The Champagne War is a journey from war-torn Ypres to the sun-kissed vineyards of southern France, exploring the alchemy behind champagne and the heartbreaking realities of war, set in the summer of 1914, when vigneron Jerome Mea heads off to war.
His new bride, Sophie, a fifth generation and rebellious champenoise, is determined to ensure the forthcoming vintages will be testament to their love and the power of the people of Epernay. But Jerome disappears and life changes for Sophie, who never gives up hope of finding him.
Injured British chemist Charles Nash comes to Reims where Sophie has helped set up an underground hospital and the pair are attracted to each other. Her scheming brother-in-law Louis has his own plans.
“I do love a bit of a love triangle, I can’t help myself,” McIntosh says.
“Charlie is such a melancholy character but he is sort of irresistible. Like Sophie, you want to put your arms around him and say, ‘it’s going to be alright’. He is an interesting character and adds darkness to her light, just as the harrowing battle scenes were counterbalanced when the reader is with Sophie and talking about champagne and grapes.
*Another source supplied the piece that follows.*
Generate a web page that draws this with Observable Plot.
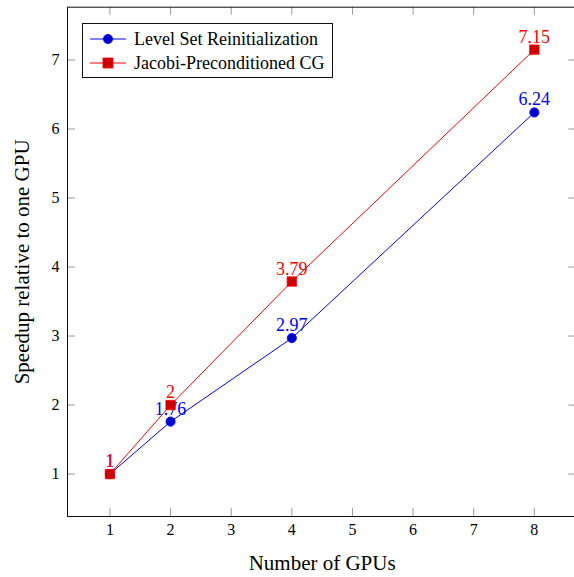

“When my Sophie, the real Sophie, talks about champagne she gets almost misty eyed and there is almost a romantic attitude to what she is doing, I tried to capture this in the story but the grapes become personalities and that adds a lightness and froth to otherwise quite harrowing scenes.
“I needed that there, it was a lovely job to balance out the darkness with this light. It is a book for these times, you have to be resilient and deep, you can’t solve it but you have to survive it, which is what we are all trying to do through this COVID year.
“There are so many aspects to this book, understanding the theatre of World War I, the battles in the region and where all the soldiers came from. I had to understand the era itself, what people were like, what they were eating and doing and how they coped and survived.
“How did they make champagne in that time and under war conditions. There were so many layers, I thought I was going mad with so much to juggle.
“But it’s important you stay the course because the whole aim of the historical writer is to put the reader into a bubble that they feel they are walking with these characters in that time and they can believe everything feels real and credible.”
McIntosh, who lives in a small farm in the ‘middle of nowhere’ in South Australia, says she has written two books this year because of COVID constraints.
“I would normally find this an impossible task but we couldn’t go anywhere which puts pressure on future books.”
A new book, Mirror Man, a 2021 crime novel, the third in the Jack Hawksworth series, is being edited and an historical release, The Spy’s Wife, is due for release late next year.
“Normally I would be in Germany and Britain doing research but I’m a bit hamstrung. I’m relying on information gathered there earlier this year when I bolted home before the doors closed on Australia. The 2022 book will probably be a book set in Australia.”
The Champagne War (Michael Joseph, $33) is out now.